Twenty-five years after the break-up of federal Yugoslavia, the two states still disagree over their land and sea border. Slovenia is demanding access to international waters in the northern Adriatic, where its territory is squeezed to a coastal sliver between Croatia and Italy.

A spokesman said Prime Minister Miro Cerar was likely to comment on Erjavec’s resignation offer on Saturday.

“It would be a great surprise if Cerar accepts the resignation of Erjavec although it remains unclear why Erjavec offered to resign at this moment,” said Borut Hocevar, an analyst of daily Finance.

Erjavec said his center-left party Desus would remain in the coalition government even if the prime minister accepts his resignation.
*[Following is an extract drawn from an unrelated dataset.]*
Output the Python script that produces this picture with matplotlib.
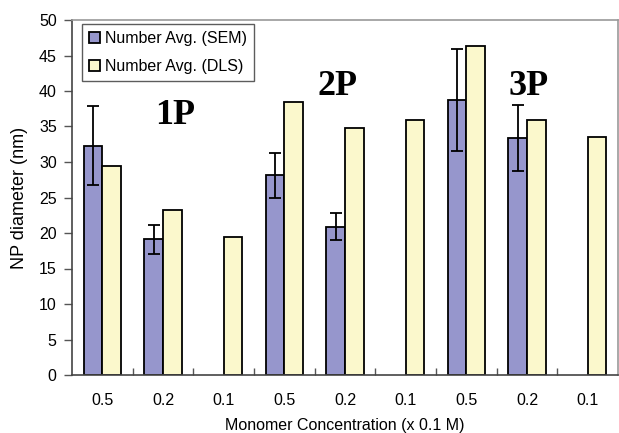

In January, Cerar rejected a resignation offer by Finance Minister Dusan Mramor over extra income he had received in the past when working at a university.

News of Erjavec’s resignation offer came on the same day that the head of Slovenian Sovereign Holding, Marko Jazbec, quit over a power struggle at Slovenia’s only port, Luka Koper.

Finance’s Hocevar said that privatization in Slovenia would continue at a very slow pace in spite of Jazbec’s resignation.